Language is a tool to empower our thought and define our identity. One of the reasons for the title of my blog is a tongue in cheek swipe at the all too easy attestation of Queer as a movement in art.

As a non binary gay queer person I found myself unable to describe the essence of queer art to my straight friends and family, the charged nature of the word queer as an insult has yet to become unloaded. Do we as the reclaimers of language have a duty to educate those outside of our community? Does queer art speak for itself?

My brother and I have always had a very close relationship. He now works as a Test Analyst at the University of Nottingham. We settled ourselves down at the Lord Roberts pub and attempted to set the world to rights, we failed miserably but I managed to ask some interesting questions nonetheless.

What does the word Queer mean to you?

“To me queer means quirky or unusual. Something eye catching or out of the norm, but I don’t categorise queer with gay if that makes sense? Even though I know that the word has been embraced by the LGBT+ community , I still find it somewhat offensive to use it

Even though I wouldn’t in any way be using it derivatively or derogatory if I did use it.”

Do you think the LGBT+ community have a responsibility to educate people on the de escalation of the word?

“Yes. To me I feel like if I called an LGBT+ person “queer” it would still be offensive as I didn’t know until you mentioned it that it had been embraced by the community as a positive thing and not a negative derogatory term any more.”

What artist do you personally connect with or who’s works do you enjoy?

“Connect with? I would say Warhol I connect with. His work was very out there but also very methodical and technical in its design.
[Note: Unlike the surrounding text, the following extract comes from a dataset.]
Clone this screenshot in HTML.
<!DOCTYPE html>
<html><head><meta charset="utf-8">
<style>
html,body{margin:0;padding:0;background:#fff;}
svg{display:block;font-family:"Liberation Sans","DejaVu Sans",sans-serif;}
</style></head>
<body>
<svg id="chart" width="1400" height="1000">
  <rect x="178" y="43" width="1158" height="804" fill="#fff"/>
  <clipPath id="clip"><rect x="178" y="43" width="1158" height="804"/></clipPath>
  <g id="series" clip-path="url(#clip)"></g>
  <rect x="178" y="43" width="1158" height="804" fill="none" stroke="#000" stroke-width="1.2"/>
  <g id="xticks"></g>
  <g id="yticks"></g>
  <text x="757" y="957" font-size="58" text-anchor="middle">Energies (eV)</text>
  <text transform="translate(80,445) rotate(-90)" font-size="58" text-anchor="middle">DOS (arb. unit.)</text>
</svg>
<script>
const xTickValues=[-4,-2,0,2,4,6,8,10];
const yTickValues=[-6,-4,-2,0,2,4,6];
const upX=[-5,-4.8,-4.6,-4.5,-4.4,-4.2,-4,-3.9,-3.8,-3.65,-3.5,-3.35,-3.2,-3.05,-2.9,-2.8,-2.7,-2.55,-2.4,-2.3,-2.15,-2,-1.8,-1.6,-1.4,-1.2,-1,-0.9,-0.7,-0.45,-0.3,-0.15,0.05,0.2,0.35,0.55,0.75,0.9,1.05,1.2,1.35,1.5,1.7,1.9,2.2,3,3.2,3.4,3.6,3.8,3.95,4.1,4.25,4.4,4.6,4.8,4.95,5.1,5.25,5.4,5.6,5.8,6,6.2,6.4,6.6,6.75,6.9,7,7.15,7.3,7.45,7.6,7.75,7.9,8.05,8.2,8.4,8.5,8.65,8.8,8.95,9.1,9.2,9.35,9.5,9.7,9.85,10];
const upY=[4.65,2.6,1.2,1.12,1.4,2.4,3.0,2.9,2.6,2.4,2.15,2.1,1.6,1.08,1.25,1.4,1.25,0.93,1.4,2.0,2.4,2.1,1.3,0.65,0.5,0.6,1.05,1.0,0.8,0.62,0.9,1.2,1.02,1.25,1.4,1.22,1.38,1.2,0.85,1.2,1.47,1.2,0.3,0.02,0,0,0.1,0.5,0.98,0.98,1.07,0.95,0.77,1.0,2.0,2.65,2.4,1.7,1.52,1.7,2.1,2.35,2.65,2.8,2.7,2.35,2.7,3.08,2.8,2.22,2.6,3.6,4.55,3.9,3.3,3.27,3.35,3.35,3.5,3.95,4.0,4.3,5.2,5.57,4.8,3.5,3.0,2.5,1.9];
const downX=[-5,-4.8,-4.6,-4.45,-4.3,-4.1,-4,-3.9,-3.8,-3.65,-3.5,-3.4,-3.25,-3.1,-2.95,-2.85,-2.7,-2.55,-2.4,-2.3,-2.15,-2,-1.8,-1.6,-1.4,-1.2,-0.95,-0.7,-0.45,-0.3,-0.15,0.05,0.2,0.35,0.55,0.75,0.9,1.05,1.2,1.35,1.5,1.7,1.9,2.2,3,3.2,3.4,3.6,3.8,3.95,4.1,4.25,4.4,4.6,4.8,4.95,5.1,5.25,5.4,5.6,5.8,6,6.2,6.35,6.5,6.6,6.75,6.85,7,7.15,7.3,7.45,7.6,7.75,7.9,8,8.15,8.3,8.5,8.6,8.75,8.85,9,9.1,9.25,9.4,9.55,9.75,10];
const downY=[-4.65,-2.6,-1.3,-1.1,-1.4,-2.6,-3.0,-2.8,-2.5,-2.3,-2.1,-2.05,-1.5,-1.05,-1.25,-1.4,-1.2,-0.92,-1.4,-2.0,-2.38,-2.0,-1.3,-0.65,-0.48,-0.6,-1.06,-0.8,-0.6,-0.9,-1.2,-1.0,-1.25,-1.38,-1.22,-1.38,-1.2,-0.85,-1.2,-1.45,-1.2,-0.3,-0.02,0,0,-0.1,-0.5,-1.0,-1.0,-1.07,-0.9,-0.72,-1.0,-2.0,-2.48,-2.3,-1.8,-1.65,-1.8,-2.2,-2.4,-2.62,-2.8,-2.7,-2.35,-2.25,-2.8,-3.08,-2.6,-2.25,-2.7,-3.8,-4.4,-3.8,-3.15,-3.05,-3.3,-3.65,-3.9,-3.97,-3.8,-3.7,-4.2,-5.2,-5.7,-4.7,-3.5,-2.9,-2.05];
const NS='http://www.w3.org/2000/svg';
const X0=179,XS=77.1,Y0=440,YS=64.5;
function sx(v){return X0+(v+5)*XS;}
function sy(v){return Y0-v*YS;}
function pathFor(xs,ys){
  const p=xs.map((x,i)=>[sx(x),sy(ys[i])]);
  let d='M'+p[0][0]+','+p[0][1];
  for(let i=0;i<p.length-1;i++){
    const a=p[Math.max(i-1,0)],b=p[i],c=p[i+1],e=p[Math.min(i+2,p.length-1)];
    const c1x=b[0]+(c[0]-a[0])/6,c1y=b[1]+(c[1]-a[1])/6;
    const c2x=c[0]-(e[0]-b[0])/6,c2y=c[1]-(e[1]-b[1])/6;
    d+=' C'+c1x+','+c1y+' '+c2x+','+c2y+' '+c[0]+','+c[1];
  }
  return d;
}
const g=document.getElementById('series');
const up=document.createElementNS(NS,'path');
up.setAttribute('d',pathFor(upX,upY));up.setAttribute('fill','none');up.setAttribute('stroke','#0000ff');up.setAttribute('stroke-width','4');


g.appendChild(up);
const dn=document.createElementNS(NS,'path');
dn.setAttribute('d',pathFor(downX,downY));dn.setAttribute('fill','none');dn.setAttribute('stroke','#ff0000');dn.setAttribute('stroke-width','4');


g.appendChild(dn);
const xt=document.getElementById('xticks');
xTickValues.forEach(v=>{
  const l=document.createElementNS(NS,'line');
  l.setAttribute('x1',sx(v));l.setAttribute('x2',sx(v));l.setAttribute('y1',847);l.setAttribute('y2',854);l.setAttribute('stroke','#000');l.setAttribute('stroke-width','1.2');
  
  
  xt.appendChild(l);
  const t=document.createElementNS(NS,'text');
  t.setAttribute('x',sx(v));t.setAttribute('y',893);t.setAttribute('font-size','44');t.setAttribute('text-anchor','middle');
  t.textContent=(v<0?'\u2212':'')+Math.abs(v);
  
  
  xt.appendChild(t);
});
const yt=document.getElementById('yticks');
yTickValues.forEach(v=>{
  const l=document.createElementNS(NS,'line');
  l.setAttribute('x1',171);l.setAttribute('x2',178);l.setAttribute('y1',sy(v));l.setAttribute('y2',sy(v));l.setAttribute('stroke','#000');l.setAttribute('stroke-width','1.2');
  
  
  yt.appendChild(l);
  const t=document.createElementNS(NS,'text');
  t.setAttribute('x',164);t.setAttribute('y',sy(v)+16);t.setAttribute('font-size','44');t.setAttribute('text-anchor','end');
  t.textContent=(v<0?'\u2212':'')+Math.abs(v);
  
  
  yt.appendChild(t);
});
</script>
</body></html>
The simplicity of it but also the almost shock of it when it arrived in the what mid to late 60s?

Also, I’m sure it’s been mentioned, but I didn’t know until quite recently that he was gay. Does that change my perspective of him? Not at all. But does that change people’s opinion of me for not knowing? Now there’s a question.”
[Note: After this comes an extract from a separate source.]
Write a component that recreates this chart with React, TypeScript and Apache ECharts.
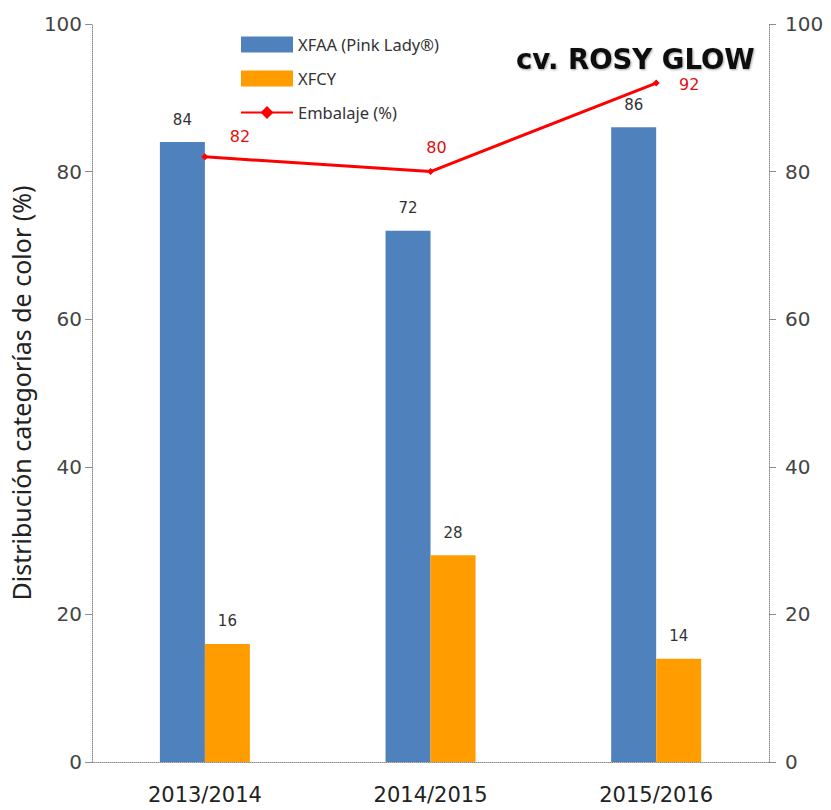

I also love Lichtenstein. It’s bold, and probably one of my first introductions to comic art”.

One thing that came up with other members of our family was the idea of stereotypical aesthetics for particular LGBT+ people, Lesbians having straight hair and piercings. Gay men wearing pink. Is there a way to “look” LGBT+ in your opinion?
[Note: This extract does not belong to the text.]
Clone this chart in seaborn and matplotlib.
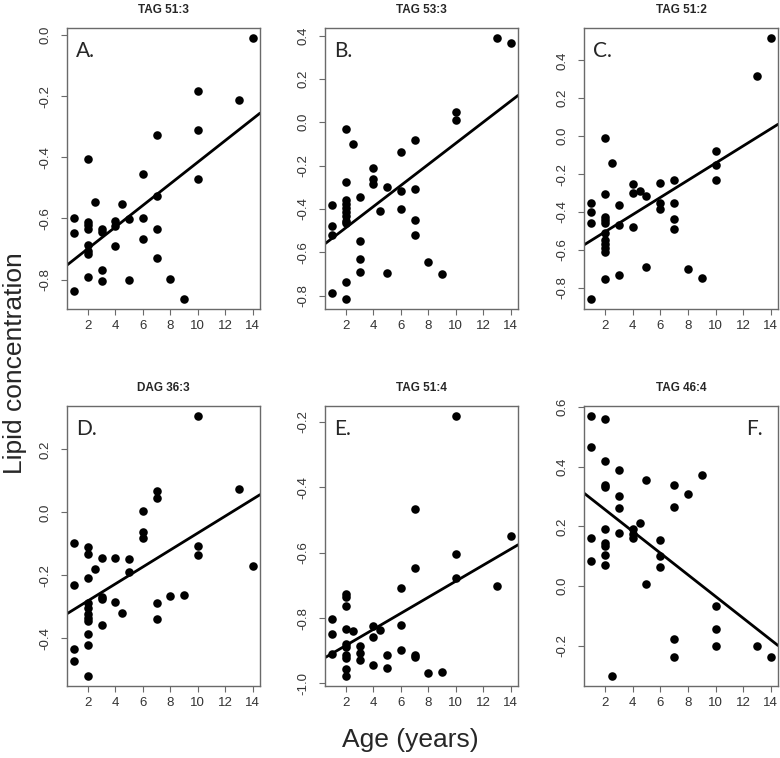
import matplotlib
matplotlib.use("Agg")
import matplotlib.pyplot as plt
import numpy as np
import seaborn as sns

# ages (years) and lipid concentration read per panel
age_a = [1, 1, 1, 2, 2, 2, 2, 2, 2, 2, 2, 2.5, 3, 3, 3, 3, 4, 4, 4, 4.5, 5, 5,
         6, 6, 6, 7, 7, 7, 7, 8, 9, 10, 10, 10, 13, 14]
conc_a = [-0.598, -0.647, -0.837, -0.407, -0.613, -0.622, -0.636, -0.688, -0.706, -0.717, -0.79,
          -0.546, -0.634, -0.643, -0.77, -0.806, -0.608, -0.625, -0.689, -0.554, -0.603, -0.801,
          -0.455, -0.598, -0.668, -0.326, -0.528, -0.633, -0.729, -0.799, -0.862,
          -0.184, -0.312, -0.472, -0.213, -0.011]

age_b = [1, 1, 1, 1, 2, 2, 2, 2, 2, 2, 2, 2, 2, 2, 2, 2.5, 3, 3, 3, 3, 4, 4, 4, 4.5,
         5, 5, 6, 6, 6, 7, 7, 7, 7, 8, 9, 10, 10, 13, 14]
conc_b = [-0.38, -0.48, -0.519, -0.79, -0.031, -0.276, -0.359, -0.377, -0.397, -0.415, -0.435,
          -0.455, -0.466, -0.737, -0.814, -0.10, -0.346, -0.549, -0.63, -0.69, -0.21, -0.262,
          -0.283, -0.411, -0.297, -0.698, -0.137, -0.316, -0.40, -0.082, -0.307, -0.453, -0.519,
          -0.647, -0.70, 0.045, 0.012, 0.387, 0.367]

age_c = [1, 1, 1, 1, 2, 2, 2, 2, 2, 2, 2, 2, 2, 2, 2, 2.5, 3, 3, 3, 4, 4, 4, 4.5,
         5, 5, 6, 6, 6, 7, 7, 7, 7, 8, 9, 10, 10, 10, 13, 14]
conc_c = [-0.352, -0.40, -0.46, -0.857, -0.01, -0.305, -0.426, -0.44, -0.456, -0.51, -0.55,
          -0.57, -0.59, -0.61, -0.755, -0.14, -0.365, -0.47, -0.73, -0.25, -0.30, -0.477, -0.29,
          -0.315, -0.69, -0.245, -0.35, -0.385, -0.232, -0.35, -0.435, -0.49, -0.70, -0.75,
          -0.08, -0.153, -0.23, 0.32, 0.516]

age_d = [1, 1, 1, 1, 2, 2, 2, 2, 2, 2, 2, 2, 2, 2, 2, 2.5, 3, 3, 3, 3, 4, 4, 4.5,
         5, 5, 6, 6, 6, 7, 7, 7, 7, 8, 9, 10, 10, 10, 13, 14]
conc_d = [-0.096, -0.231, -0.434, -0.473, -0.111, -0.133, -0.208, -0.286, -0.303, -0.321, -0.334,
          -0.344, -0.386, -0.422, -0.518, -0.181, -0.145, -0.268, -0.276, -0.358, -0.145, -0.283,
          -0.319, -0.148, -0.188, 0.006, -0.061, -0.081, 0.068, 0.047, -0.289, -0.337,
          -0.265, -0.262, 0.305, -0.108, -0.134, 0.075, -0.17]

age_e = [1, 1, 1, 2, 2, 2, 2, 2, 2, 2, 2, 2, 2, 2.5, 3, 3, 3, 4, 4, 4, 4.5,
         5, 5, 6, 6, 6, 7, 7, 7, 7, 8, 9, 10, 10, 10, 13, 14]
conc_e = [-0.802, -0.849, -0.91, -0.727, -0.735, -0.764, -0.832, -0.879, -0.887, -0.914, -0.923,
          -0.955, -0.976, -0.839, -0.886, -0.908, -0.928, -0.824, -0.858, -0.944, -0.837,
          -0.914, -0.954, -0.707, -0.822, -0.898, -0.465, -0.647, -0.913, -0.92,
          -0.968, -0.964, -0.183, -0.604, -0.676, -0.702, -0.55]

age_f = [1, 1, 1, 1, 2, 2, 2, 2, 2, 2, 2, 2, 2, 2.5, 3, 3, 3, 3, 4, 4, 4, 4.5,
         5, 5, 6, 6, 6, 7, 7, 7, 7, 8, 9, 10, 10, 10, 13, 14]
conc_f = [0.569, 0.466, 0.162, 0.083, 0.56, 0.42, 0.34, 0.332, 0.193, 0.144, 0.134, 0.103, 0.071,
          -0.30, 0.388, 0.302, 0.262, 0.179, 0.193, 0.176, 0.16, 0.211, 0.355, 0.008,
          0.156, 0.10, 0.065, 0.34, 0.264, -0.176, -0.236, 0.308, 0.371,
          -0.068, -0.144, -0.202, -0.20, -0.236]

titles = ["TAG 51:3", "TAG 53:3", "TAG 51:2", "DAG 36:3", "TAG 51:4", "TAG 46:4"]
letters = ["A.", "B.", "C.", "D.", "E.", "F."]
ages = [age_a, age_b, age_c, age_d, age_e, age_f]
concs = [conc_a, conc_b, conc_c, conc_d, conc_e, conc_f]
yticks = [[-0.8, -0.6, -0.4, -0.2, 0.0], [-0.8, -0.6, -0.4, -0.2, 0.0, 0.2, 0.4],
          [-0.8, -0.6, -0.4, -0.2, 0.0, 0.2, 0.4], [-0.4, -0.2, 0.0, 0.2],
          [-1.0, -0.8, -0.6, -0.4, -0.2], [-0.2, 0.0, 0.2, 0.4, 0.6]]

sns.set_style("white")
plt.rcParams['font.family'] = ['Liberation Sans', 'DejaVu Sans']

W, H = 780, 758
fig = plt.figure(figsize=(W / 100, H / 100), dpi=100)

# axes boxes in pixels: left, top, right, bottom
lefts = [67, 325, 584]
rights = [260, 518, 778]
tops = [28, 406]
bottoms = [309, 686]

frame = "#6a6a6a"
for i in range(6):
    r, c = divmod(i, 3)
    x0, x1 = lefts[c], rights[c]
    y0, y1 = tops[r], bottoms[r]
    ax = fig.add_axes([x0 / W, 1 - y1 / H, (x1 - x0) / W, (y1 - y0) / H])
    x = np.array(ages[i], dtype=float)
    y = np.array(concs[i], dtype=float)
    ax.set_xlim(1 - 0.04 * 13, 14 + 0.04 * 13)
    rng = y.max() - y.min()
    sns.regplot(x=x, y=y, ax=ax, ci=None, truncate=False,
                scatter_kws=dict(s=38, color="black", edgecolor="black", linewidths=0, alpha=1),
                line_kws=dict(color="black", lw=2))
    ax.set_xlim(1 - 0.04 * 13, 14 + 0.04 * 13)
    ax.set_ylim(y.min() - 0.04 * rng, y.max() + 0.04 * rng)
    ax.set_xticks([2, 4, 6, 8, 10, 12, 14])
    ax.set_yticks(yticks[i])
    ax.set_yticklabels([f"{v:.1f}" for v in yticks[i]], rotation=90, va="center")
    ax.tick_params(axis="both", direction="out", length=4, width=0.8, color=frame,
                   labelsize=9.5, labelcolor="#333333", bottom=True, left=True)
    ax.tick_params(axis="y", pad=7)
    ax.tick_params(axis="x", pad=4)
    for sp in ax.spines.values():
        sp.set_color(frame)
        sp.set_linewidth(1)
    ax.set_title(titles[i], fontsize=8.5, fontweight="bold", pad=11)
    if i == 5:
        ax.text(0.92, 0.955, letters[i], transform=ax.transAxes, ha="right", va="top",
                fontsize=15, family=["Lato", "DejaVu Sans"])
    else:
        ax.text(0.045, 0.955, letters[i], transform=ax.transAxes, ha="left", va="top",
                fontsize=15, family=["Lato", "DejaVu Sans"])

fig.text(15 / W, 1 - 363 / H, "Lipid concentration", rotation=90, ha="center", va="center",
         fontsize=19)
fig.text(410 / W, 1 - 740 / H, "Age (years)", ha="center", va="center", fontsize=19)

fig.savefig("out.png", dpi=100)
“No. Simple as. There isn’t a way you have to look. There are stereotypes yes and some LGBT+ community people might feel comfortable sitting within that category, but it doesn’t mean you have to. Express yourself however you feel comfortable.”

We need good allies to further the causes and to continue fighting the injustices we face. We don’t want acceptance, we want equality. Part of that comes from having a place of mutual understanding. We must educate rather than alienate.